IE "Urheimat" and evidence from Uralic linguistics

Ante Aikio anaikio at mail.student.oulu.fi
Fri Feb 4 09:54:30 UTC 2000


On Mon, 24 Jan 2000, Jens Elmegaard Rasmussen wrote:
[snip]
>    We need very specific evidence to tell whether Anatolian had separated
> from the rest or not by the time of the oldest loans in Uralic
[snip]

This popped into my mind. The PU word for 'name', *nimi-, shows curious
variation: the Mordvin and Mari forms show and irregular *l- (< PU
*limi-). *nimi has been considered an IE loan (< PIE *nmen-).

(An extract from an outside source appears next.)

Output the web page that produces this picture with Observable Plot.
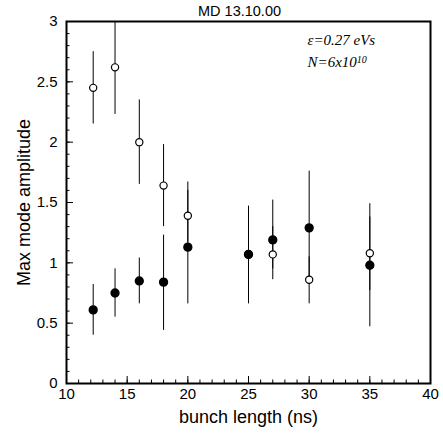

Now as far
as I know, Hittite shows irregular initial l- in the word for 'name', but
the other IE languages have uniformy *n-. This might be pure speculation,
but do you think there is any chance of Mordvin-Mari *limi- instead of
regular *nimi- resulting from Pre-Anatolian influence or even being a
separate loan from Pre-Anatolian? (If I recall correclty, Koivulehto may
have suggested something like this, but I can't recall the exact source
right now.) Of course, the changes might be coincidental, but this would
seem a bit weird since both of them are irregular, as far as I
understand. But then again, there are a couple of words in Mordvin with a
dialectal alteration between initial n- and l-, but these seem to be
relatively late descriptive formations.